Given task: Output every entry exactly as written, but omit the pictures.

Input rows:
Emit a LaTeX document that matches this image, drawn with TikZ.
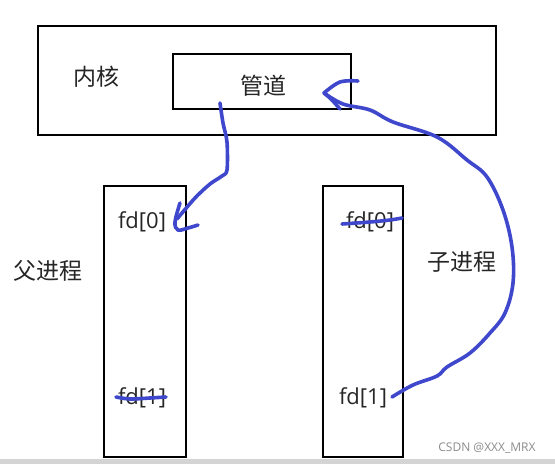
\documentclass[tikz,border=0pt]{standalone}
\usepackage{fontspec}
\setmainfont{Noto Sans CJK SC}
\newfontfamily\latinfont{Open Sans}
\begin{document}
\begin{tikzpicture}[x=1pt,y=-1pt,
  box/.style={draw=black,line width=1.8pt},
  lbl/.style={font=\fontsize{23}{26}\selectfont,text=black!85},
  fdl/.style={font=\latinfont\fontsize{22}{26}\selectfont,text=black!85},
  ink/.style={draw=inkblue,line width=3.6pt,line cap=round,line join=round},
]
\definecolor{inkblue}{HTML}{3F48CC}
\useasboundingbox (0,0) rectangle (555,464);
\fill[white] (0,0) rectangle (555,464);
\fill[black!17] (0,459) rectangle (555,464);
% boxes
\draw[box] (38,26) rectangle (496,135);
\draw[box] (173,54) rectangle (351,109);
\draw[box] (104,186) rectangle (186,457);
\draw[box] (323,186) rectangle (403,457);
% labels
\node[lbl] (kernel) at (96,77) {内核};
\node[lbl] (pipe) at (263,86) {管道};
\node[fdl] (lfd0) at (142,222) {fd[0]};
\node[fdl] (lfd1) at (142,398) {fd[1]};
\node[fdl] (rfd0) at (370,222) {fd[0]};
\node[fdl] (rfd1) at (363,398) {fd[1]};
\node[lbl] (parent) at (48,271) {父进程};
\node[lbl] (child) at (462,262) {子进程};
\node[font=\latinfont\fontsize{12}{14}\selectfont,text=black!45] (wm) at (487,448) {CSDN @XXX\_MRX};
% strikes
\coordinate (s1a) at (342,224); \coordinate (s1b) at (402,218);
\coordinate (s2a) at (116,397); \coordinate (s2b) at (166,397);
\draw[ink] plot[smooth] coordinates {(s1a) (370,222) (390,220) (s1b)};
\draw[ink] plot[smooth] coordinates {(s2a) (130,399) (150,398) (s2b)};
% curve pipe -> parent fd[0]
\coordinate (p1) at (220,103);
\coordinate (p2) at (177,219);
\draw[ink] plot[smooth,tension=0.5] coordinates {(p1) (223,123) (227,142) (227,170) (222,176) (210,184) (195,198) (p2)};
\draw[ink] plot[smooth,tension=0.6] coordinates {(180,203) (175,222) (178,230) (188,228) (198,225)};
% curve child fd[1] -> pipe
\coordinate (c1) at (392,397);
\coordinate (c2) at (324,93);
\draw[ink] plot[smooth,tension=0.6] coordinates {(c1) (413,385) (437,376) (447,367) (470,353) (490,333) (505,313) (513,283) (512,247) (503,210) (487,177) (467,160) (437,137) (393,122) (370,110) (343,104) (c2)};
\draw[ink] plot[smooth,tension=0.6] coordinates {(358,81) (340,82) (c2)};
\draw[ink] plot[smooth,tension=0.6] coordinates {(c2) (331,99) (340,109)};
\end{tikzpicture}
\end{document}
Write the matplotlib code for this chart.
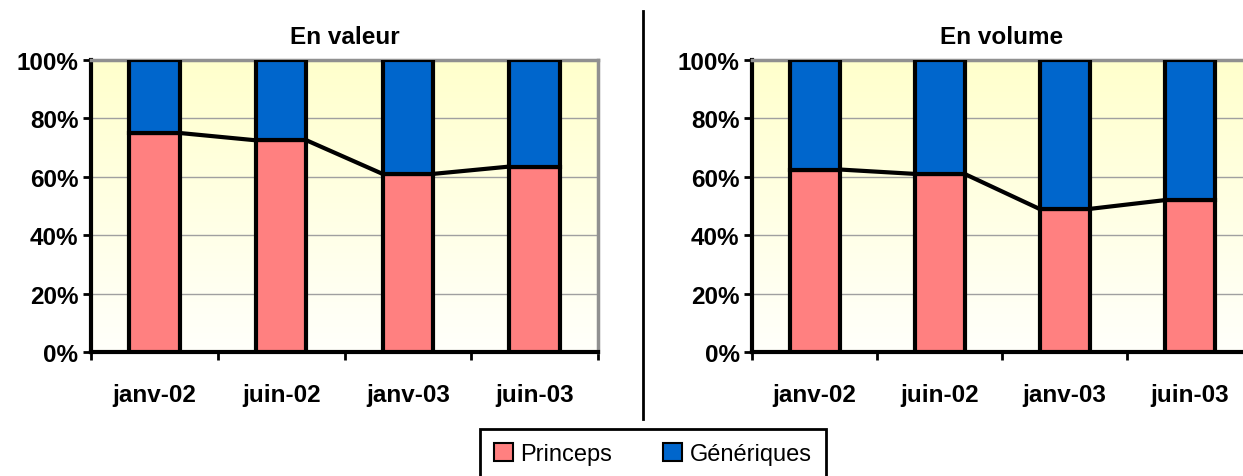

Answer to this task:
Emit a LaTeX document that matches this image, drawn with TikZ.
\documentclass[tikz,border=0pt]{standalone}
\usepackage{fontspec}
\setmainfont{Noto Sans CJK SC}
\newfontfamily\latinfont{Open Sans}
\begin{document}
\begin{tikzpicture}[x=1pt,y=-1pt,
  box/.style={draw=black,line width=1.8pt},
  lbl/.style={font=\fontsize{23}{26}\selectfont,text=black!85},
  fdl/.style={font=\latinfont\fontsize{22}{26}\selectfont,text=black!85},
  ink/.style={draw=inkblue,line width=3.6pt,line cap=round,line join=round},
]
\definecolor{inkblue}{HTML}{3F48CC}
\useasboundingbox (0,0) rectangle (555,464);
\fill[white] (0,0) rectangle (555,464);
\fill[black!17] (0,459) rectangle (555,464);
% boxes
\draw[box] (38,26) rectangle (496,135);
\draw[box] (173,54) rectangle (351,109);
\draw[box] (104,186) rectangle (186,457);
\draw[box] (323,186) rectangle (403,457);
% labels
\node[lbl] (kernel) at (96,77) {内核};
\node[lbl] (pipe) at (263,86) {管道};
\node[fdl] (lfd0) at (142,222) {fd[0]};
\node[fdl] (lfd1) at (142,398) {fd[1]};
\node[fdl] (rfd0) at (370,222) {fd[0]};
\node[fdl] (rfd1) at (363,398) {fd[1]};
\node[lbl] (parent) at (48,271) {父进程};
\node[lbl] (child) at (462,262) {子进程};
\node[font=\latinfont\fontsize{12}{14}\selectfont,text=black!45] (wm) at (487,448) {CSDN @XXX\_MRX};
% strikes
\coordinate (s1a) at (342,224); \coordinate (s1b) at (402,218);
\coordinate (s2a) at (116,397); \coordinate (s2b) at (166,397);
\draw[ink] plot[smooth] coordinates {(s1a) (370,222) (390,220) (s1b)};
\draw[ink] plot[smooth] coordinates {(s2a) (130,399) (150,398) (s2b)};
% curve pipe -> parent fd[0]
\coordinate (p1) at (220,103);
\coordinate (p2) at (177,219);
\draw[ink] plot[smooth,tension=0.5] coordinates {(p1) (223,123) (227,142) (227,170) (222,176) (210,184) (195,198) (p2)};
\draw[ink] plot[smooth,tension=0.6] coordinates {(180,203) (175,222) (178,230) (188,228) (198,225)};
% curve child fd[1] -> pipe
\coordinate (c1) at (392,397);
\coordinate (c2) at (324,93);
\draw[ink] plot[smooth,tension=0.6] coordinates {(c1) (413,385) (437,376) (447,367) (470,353) (490,333) (505,313) (513,283) (512,247) (503,210) (487,177) (467,160) (437,137) (393,122) (370,110) (343,104) (c2)};
\draw[ink] plot[smooth,tension=0.6] coordinates {(358,81) (340,82) (c2)};
\draw[ink] plot[smooth,tension=0.6] coordinates {(c2) (331,99) (340,109)};
\end{tikzpicture}
\end{document}
Write the matplotlib code for this chart.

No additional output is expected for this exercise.